If the developer doesn’t want to wait for the periodic run, they need to run the simulation tests manually. Once the build passes, the developer is allowed to deploy the artifact to the staging server. At this point, we verify that the staging server behaves properly by reviewing various metrics of the server, and by checking the logs of that server.
For instance, we verify that the response time hasn’t increased and that there are no errors in the log. Once all these steps are completed, the new version is deployed to all production servers. This whole process can take 30-45 minutes.
As one can see, this process has a lot of problems:
- It requires many interventions of the developer.
- The developer either spends time waiting for actions to complete in order to trigger the next ones or they suffer from context switches which slow them down.

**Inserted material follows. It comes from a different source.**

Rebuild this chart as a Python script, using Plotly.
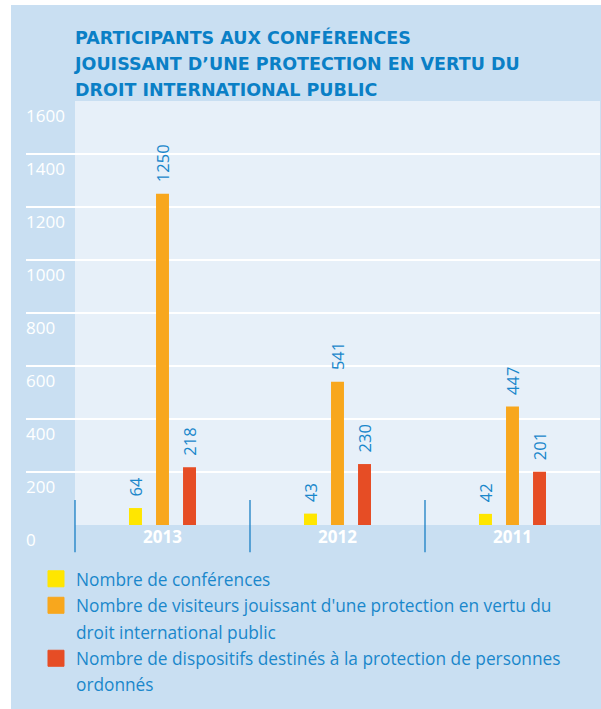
import plotly.graph_objects as go

years = ["2013", "2012", "2011"]
conferences = [64, 43, 42]
visiteurs = [1250, 541, 447]
dispositifs = [218, 230, 201]
y_ticks = [0, 200, 400, 600, 800, 1000, 1200, 1400, 1600]

legend_lines = [
    ["Nombre de conférences"],
    ["Nombre de visiteurs jouissant d'une protection en vertu du", "droit international public"],
    ["Nombre de dispositifs destinés à la protection de personnes", "ordonnés"],
]
title_lines = [
    "PARTICIPANTS AUX CONFÉRENCES",
    "JOUISSANT D’UNE PROTECTION EN VERTU DU",
    "DROIT INTERNATIONAL PUBLIC",
]
colors = ["#ffe600", "#f8a71d", "#e64d25"]
series = [conferences, visiteurs, dispositifs]

PANEL = "#c9dff2"
LIGHT = "#e7f0f9"
TXT = "#1a87cb"
TITLE = "#0a7fc6"
FONT = "Open Sans"

xpos = list(range(len(years)))

fig = go.Figure()
for vals, col in zip(series, colors):
    fig.add_trace(go.Bar(
        x=xpos, y=vals, marker=dict(color=col, line=dict(width=0)),
        texttemplate="\u00a0\u00a0%{y}", textposition="outside", textangle=-90,
        constraintext="none", cliponaxis=False,
        textfont=dict(color=TXT, size=16.5, family=FONT),
        showlegend=False, hoverinfo="skip",
    ))
g = 0
for lines, col in zip(legend_lines, colors):
    for k, line in enumerate(lines):
        c = col if k == 0 else "rgba(0,0,0,0)"
        fig.add_trace(go.Scatter(
            x=[None], y=[None], mode="markers", name=line, legendgroup=f"g{g}",
            marker=dict(symbol="square", size=16, color=c, line=dict(width=1 if k == 0 else 0, color=c)),
        ))
        g += 1

shapes = [
    # white page margin left and top of the blue panel
    dict(type="rect", xref="paper", yref="paper", x0=-0.2, x1=-0.0261, y0=-1, y1=2,
         fillcolor="white", line=dict(width=0), layer="below"),
    dict(type="rect", xref="paper", yref="paper", x0=-0.2, x1=1.2, y0=1.2264, y1=2,
         fillcolor="white", line=dict(width=0), layer="below"),
    dict(type="rect", xref="x", yref="y", x0=-0.5, x1=len(years) - 0.5, y0=0, y1=1600,
         fillcolor=LIGHT, line=dict(width=0), layer="below"),
]
for i in xpos:
    shapes.append(dict(type="line", xref="x", yref="paper", x0=i - 0.5, x1=i - 0.5,
                       y0=-0.064, y1=0.059, line=dict(color="#1a7fc4", width=1.3), layer="above"))

title_text = "<br>".join(f"<span style='font-size:17.5px'>{l}</span>" for l in title_lines)

fig.update_layout(
    width=601, height=709,
    margin=dict(l=26, r=1, t=101, b=184, autoexpand=False),
    paper_bgcolor=PANEL, plot_bgcolor="rgba(0,0,0,0)",
    font=dict(family=FONT),
    barmode="group", bargap=0.537, bargroupgap=0.52,
    title=dict(
        text=title_text,
        font=dict(family="DejaVu Sans", size=20, color=TITLE, weight="bold"),
        x=0.0854, xanchor="left", xref="paper", y=1 - 44 / 709, yanchor="top", yref="container",
    ),
    xaxis=dict(
        range=[-0.78, 2.5], tickvals=xpos, ticktext=years, showgrid=False, zeroline=False,
        showline=False, ticks="", tickfont=dict(color="white", size=17, weight="bold", family=FONT),
        fixedrange=True,
    ),
    yaxis=dict(
        range=[0, 1600], tickvals=y_ticks, ticktext=[str(v) for v in y_ticks],
        showgrid=True, gridcolor="white", gridwidth=1.5, zeroline=False, showline=False,
        ticks="", ticklabelposition="inside bottom", ticklabeloverflow="allow",
        ticklabelshift=3, ticklabelstandoff=-3, fixedrange=True,
        tickfont=dict(color="white", size=17, family=FONT),
    ),
    legend=dict(
        x=0.0174, xanchor="left", y=-0.085, yanchor="top", bgcolor="rgba(0,0,0,0)",
        font=dict(color=TXT, size=17.3, family=FONT), itemsizing="trace",
        tracegroupgap=1,
    ),
    shapes=shapes,
)

fig.write_html(
    "out.html",
    config={"displayModeBar": False},
    post_script="document.body.style.margin='0px'; document.body.style.background='%s';" % PANEL,
)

- The verification of the version in staging is done manually hence
- It’s time-consuming.
- There is no certainty that all the necessary tests are made.
- It’s hard to share knowledge among team members of what the expected result of each test is.
The new automatic pipeline
Recently we have introduced a pipeline in Jenkins that automates this whole process. The pipeline allows a developer to send code changes to any environment (including production) simply by committing them into the source control while ensuring that these changes don’t break anything.
Aside from automating the whole process, which was relatively easy, we had to find a way to automate the manual tests of our staging environment. As mentioned, our staging servers serve real requests coming from our users.
Some of our services handle around 2M requests per minute so any bad version can affect our customers, our users, and us very quickly. Therefore we would like to be able to identify bad versions as soon as possible. To tackle this issue, our pipeline starts running health tests on our staging servers 5 minutes after the server goes up since sometimes it takes time for the servers to warm up.
The tests which are executed by TeamCity, pull a list of metrics of the staging server from our Prometheus server and verify that they meet the criteria we defined. For example, we check that the average response time is below a certain number of milliseconds. If one of these tests fail, the pipeline fails. At that point, the developer who triggered the pipeline receives a notification e-mail so that they can look into it and take the decision whether the new version is bad and revert it, or maybe the tests need some more fine-tuning and the version is okay to deploy to the rest of the servers.
The pipeline ends when the new version is deployed to production but this doesn’t necessarily mean that the version is 100% okay, although the chances that the version is not okay at this stage are low.
For the purpose of ensuring our production servers function properly, many periodic tests constantly monitor the servers and trigger alerts in case of a failure and allow us to react fast and keep our services available.
What we gained
- The automated deployment process ensures the quality of our deliveries and that they don’t break our production servers.
- Reduction of time developers spends on DevOps tasks.
- The decision whether a version in staging is okay is more accurate as it is based on comparable metrics and not on a subjective decision of the developer.
- The developer doesn’t need to remember which metrics to check for each service in order to tell whether a service functions properly.